Puisqu’il s’agit de féminisme, on considérera que les députées de la Chambre des Représentants Gabbard et McSally sont aussi bien des gloires du féminisme que les autres, sinon bien plus puisqu’occupant avec grand succès des fonctions souvent considérées comme masculines, de responsabilité politique, mais elles en plus, après avoir effectué des services de longue durée dans les forces armées, dans les conditions de combat les plus rudes, en Irak, en Afghanistan, etc. Le moins qu’on puisse dire de ces deux personnes du genre féminin, c’est qu’elles se trouvent loin, sinon complètement opposées à l’affectivisme et à la folie guerrière des “Harpies” clintoniennes (Gabbard surtout, furieusement opposée à toutes les “guerres humanitaires”, partisane d’un arrangement avec Moscou, avec Assad, etc.). Aux yeux d’un(e) féministe conséquent(e), elles devraient valoir infiniment plus que les “Harpies” pour la cause féministe, ayant accompli avec bien des honneurs la plus risquée des fonctions traditionnellement attribuées aux seuls sapiens de sexe masculin.
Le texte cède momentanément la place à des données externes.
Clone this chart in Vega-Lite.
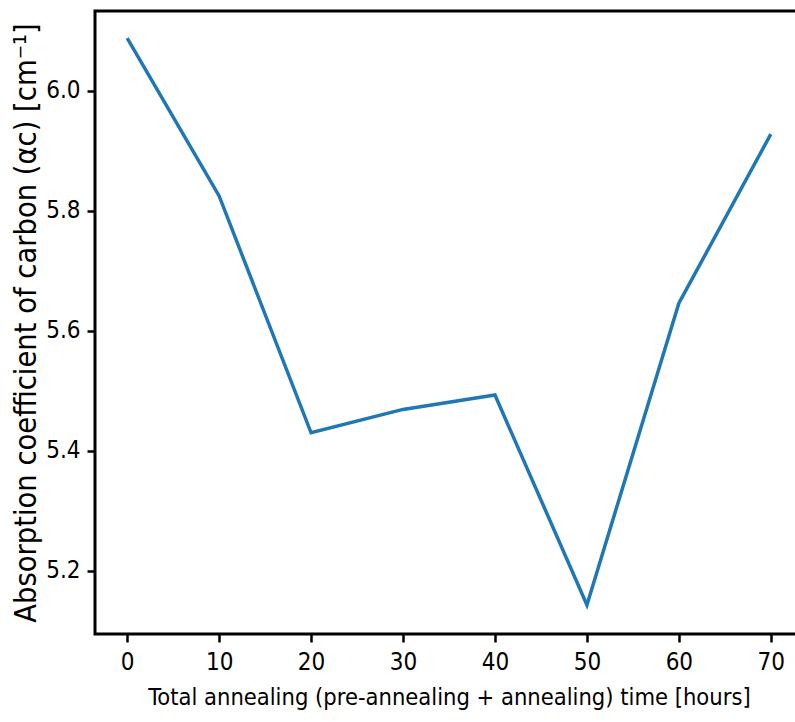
{
  "$schema": "https://vega.github.io/schema/vega-lite/v6.json",
  "autosize": "none",
  "width": 708,
  "height": 623,
  "padding": {"left": 95, "top": 11, "right": 0, "bottom": 88},
  "background": "white",
  "config": {
    "view": {"stroke": "black", "strokeWidth": 3},
    "axis": {
      "grid": false,
      "domain": false,
      "tickColor": "black",
      "tickWidth": 2.5,
      "tickSize": 8,
      "labelFont": "DejaVu Sans Condensed",
      "labelFontSize": 24,
      "labelColor": "black",
      "titleFont": "DejaVu Sans Condensed",
      "titleFontSize": 23.5,
      "titleFontWeight": "normal",
      "titleColor": "black",
      "labelPadding": 6
    }
  },
  "data": {
    "values": [
      {"t": 0, "a": 6.088},
      {"t": 10, "a": 5.825},
      {"t": 20, "a": 5.43},
      {"t": 30, "a": 5.469},
      {"t": 40, "a": 5.493},
      {"t": 50, "a": 5.143},
      {"t": 60, "a": 5.646},
      {"t": 70, "a": 5.928}
    ]
  },
  "mark": {"type": "line", "color": "#1f77b4", "strokeWidth": 3.5, "clip": true},
  "encoding": {
    "x": {
      "field": "t",
      "type": "quantitative",
      "scale": {"domain": [-3.5, 73.5], "nice": false, "zero": false},
      "axis": {"values": [0, 10, 20, 30, 40, 50, 60, 70], "title": "Total annealing (pre-annealing + annealing) time [hours]", "titlePadding": 11, "labelPadding": 8}
    },
    "y": {
      "field": "a",
      "type": "quantitative",
      "scale": {"domain": [5.0945, 6.1333], "nice": false, "zero": false},
      "axis": {"values": [5.2, 5.4, 5.6, 5.8, 6.0], "format": ".1f", "title": "Absorption coefficient of carbon (αc) [cm⁻¹]", "titleFontSize": 30.5, "titlePadding": 4, "labelPadding": 7}
    }
  }
}
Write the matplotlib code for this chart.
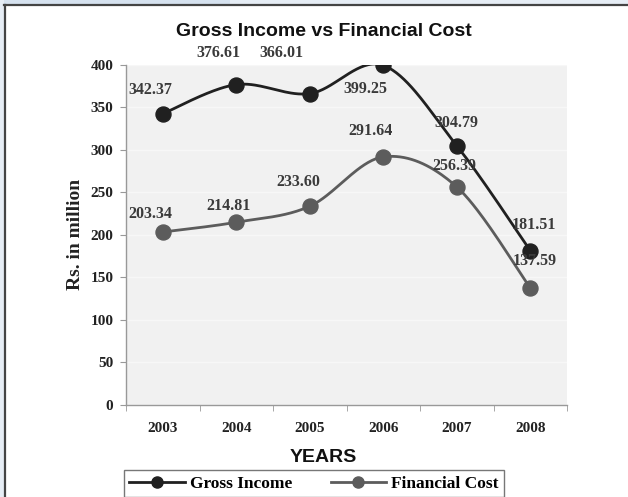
import numpy as np
import matplotlib
matplotlib.use("Agg")
import matplotlib.pyplot as plt
from matplotlib.lines import Line2D
from matplotlib.patches import Rectangle

years = ["2003", "2004", "2005", "2006", "2007", "2008"]
gross_income = [342.37, 376.61, 366.01, 399.25, 304.79, 181.51]
financial_cost = [203.34, 214.81, 233.60, 291.64, 256.39, 137.59]
y_ticks = [0, 50, 100, 150, 200, 250, 300, 350, 400]

# label offsets in pixels (dx, dy) for each data label
gross_offsets = [(-12, 24), (-18, 32), (-28, 41), (-18, -24), (0, 23), (4, 26)]
cost_offsets = [(-12, 18), (-8, 16), (-11, 24), (-13, 26), (-2, 21), (5, 27)]

serif = ["Liberation Serif", "DejaVu Serif"]
sans = ["Liberation Sans", "DejaVu Sans"]


def smooth_curve(xs, ys, n=40):
    """Catmull-Rom style Bezier smoothing through the points."""
    pts = np.column_stack([xs, ys]).astype(float)
    ext = np.vstack([pts[0], pts, pts[-1]])
    out = []
    t = np.linspace(0, 1, n)[:, None]
    for i in range(len(pts) - 1):
        p0, p1, p2, p3 = ext[i], ext[i + 1], ext[i + 2], ext[i + 3]
        c1 = p1 + (p2 - p0) / 6.0
        c2 = p2 - (p3 - p1) / 6.0
        seg = ((1 - t) ** 3) * p1 + 3 * ((1 - t) ** 2) * t * c1 \
            + 3 * (1 - t) * t ** 2 * c2 + t ** 3 * p2
        out.append(seg if i == 0 else seg[1:])
    seg = np.vstack(out)
    return seg[:, 0], seg[:, 1]


fig = plt.figure(figsize=(6.28, 4.97), dpi=100)
fig.patch.set_facecolor("white")

# page frame: pale strip with a dark rule at top and left
W, H = 628, 497
fig.patches.append(Rectangle((0, 1 - 4 / H), 1, 4 / H, transform=fig.transFigure,
                             facecolor="#e6edf5", edgecolor="none", zorder=0))
fig.patches.append(Rectangle((0, 1 - 4 / H), 230 / W, 4 / H, transform=fig.transFigure,
                             facecolor="#d6e2ef", edgecolor="none", zorder=0))
fig.patches.append(Rectangle((0, 0), 4 / W, 1, transform=fig.transFigure,
                             facecolor="#e6edf5", edgecolor="none", zorder=0))
fig.add_artist(Line2D([4 / W, 1], [1 - 4.5 / H, 1 - 4.5 / H], transform=fig.transFigure,
                      color="#444444", lw=1.6))
fig.add_artist(Line2D([4.5 / W, 4.5 / W], [0, 1 - 4.5 / H], transform=fig.transFigure,
                      color="#444444", lw=1.6))

ax = fig.add_axes([126 / W, 1 - 405 / H, (567 - 126) / W, (405 - 64.7) / H])
ax.set_facecolor("#f1f1f1")

x = np.arange(len(years))
ax.set_xlim(-0.5, len(years) - 0.5)
ax.set_ylim(0, 400)

for vals, color, offs in [(gross_income, "#202020", gross_offsets),
                          (financial_cost, "#5c5c5c", cost_offsets)]:
    sx, sy = smooth_curve(x, vals)
    ax.plot(sx, sy, color=color, lw=2.0, zorder=3)
    ax.plot(x, vals, "o", color=color, ms=10.8, zorder=4)
    for xi, v, (dx, dy) in zip(x, vals, offs):
        ax.annotate(f"{v:.2f}", (xi, v), xytext=(dx, dy), textcoords="offset pixels",
                    ha="center", va="center", fontsize=11.5, fontweight="bold",
                    family=serif, color="#3a3a3a", zorder=5)

ax.set_yticks(y_ticks)
ax.set_yticklabels([str(t) for t in y_ticks], fontsize=11, fontweight="bold",
                   family=serif, color="#222222")
ax.yaxis.grid(True, color="#f7f7f7", lw=1.0)
ax.set_axisbelow(True)

ax.set_xticks(x)
ax.set_xticklabels(years, fontsize=11, fontweight="bold", family=serif, color="#222222")
ax.set_xticks(np.arange(-0.5, len(years), 1), minor=True)
ax.tick_params(axis="x", which="major", length=0, pad=12)
ax.tick_params(axis="x", which="minor", length=4, color="#999999")
ax.tick_params(axis="y", length=4, color="#999999", pad=5)

for s in ["top", "right"]:
    ax.spines[s].set_visible(False)
for s in ["left", "bottom"]:
    ax.spines[s].set_color("#999999")
    ax.spines[s].set_linewidth(1.0)

ax.set_ylabel("Rs. in million", fontsize=14, fontweight="bold", family=serif,
              color="#222222", labelpad=5)
fig.text(323 / W, 1 - 458 / H, "YEARS", ha="center", va="center", fontsize=14,
         fontweight="bold", family=sans, color="#111111")
fig.text(324 / W, 1 - 32 / H, "Gross Income vs Financial Cost", ha="center", va="center",
         fontsize=14, fontweight="bold", family=sans, color="#111111")

handles = [Line2D([], [], color="#202020", lw=2, marker="o", ms=8),
           Line2D([], [], color="#5c5c5c", lw=2, marker="o", ms=8)]
leg = fig.legend(handles, ["Gross Income", "Financial Cost"], ncol=2,
                 loc="lower left", bbox_to_anchor=(124 / W, 0, (504 - 124) / W, 28 / H),
                 mode="expand", borderaxespad=0, frameon=True, fancybox=False,
                 handlelength=3.2, borderpad=0.3, columnspacing=2.0, handletextpad=0.3,
                 prop={"family": serif, "weight": "bold", "size": 12.5})
leg.get_frame().set_edgecolor("#555555")
leg.get_frame().set_linewidth(1.0)

fig.savefig("out.png", dpi=100, facecolor=fig.get_facecolor())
Cela, pour conclure que les valeurs sociétales qui jouent un rôle grandissant dans ce qui tient lieu de politique, comme on le voit avec Clinton, vont se trouver de plus en plus et même se trouvent d’ores et déjà confrontées aux contradictions inhérentes au chaos général qu’elles ont très largement contribué à créer. Cette évolution, qui fait passer ces phénomènes du rang de facteurs d’influence irresponsables sinon intouchables au rang d’acteurs actifs devant rendre compte de leurs responsabilités, et ainsi leur faisant une place qui leur donne à la fois une grande force et une extrême vulnérabilité, cette évolution est elle-même la conséquence de notre chaos. Le féminisme, et avec lui les “valeurs sociétales” jusqu’au “marxisme culturel”, ne règnent pas en maîtres comme on pourrait le croire, l’espérer ou le craindre : arrivés au niveau des responsabilités, ces phénomènes vont être confrontés, si ce n’est en train de se faire déjà, aux contradictions et aux affrontements internes caractérisant cette époque crisique dont ils ont été l’un des principaux moteurs.